For the sake of this article (and the fast-paced, technological world we live in) I am going to be speaking about surveys. However, I want to share this anecdote first.

I used to work front desk at a salon and part of my job was to follow up with new guests about a week after their appointment.

Now, most of the time, my calls went to voicemail, which were never returned; but every once in awhile a human answered.

After going through the spiel of why I was calling, I could almost always sense a sound of surprise from the other line before the person answered my question. One conversation in particular left me realizing how important this seemingly useless task was.

I called an older woman and asked her about a recent appointment she had at the salon. She thanked me for calling and then went into detail about how great the appointment was and how much getting her hair done meant to her.

Before we hung up she said, “thank you again for calling. A salon has never done this before.” It then hit me like a ton of bricks just how significant something as small as a callback is.

If you have the time, definitely make those callbacks to clients as it could be very meaningful. However, it’s understandable that most of us may not have the time in our schedule for personalized phone calls.

So if that’s the case, don’t forget about surveys.

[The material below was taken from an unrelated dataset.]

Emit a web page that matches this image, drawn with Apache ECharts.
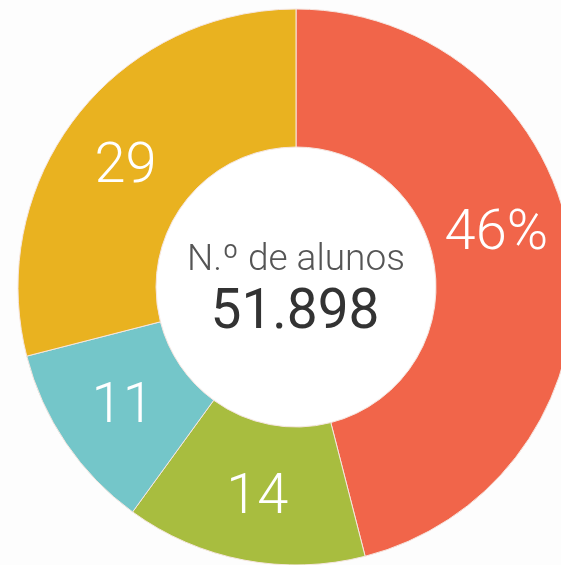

I know most of them will either go to spam or go unanswered, but the mere fact that you’re sending it out shows clients and customers that you care about their business.

And, for those surveys that do receive responses, it can be extremely beneficial for your company as you can get insight into what works and what doesn’t. There’s really no disadvantage to this tactic, so remember to make time for that follow up with existing clients rather than just focusing on getting new ones.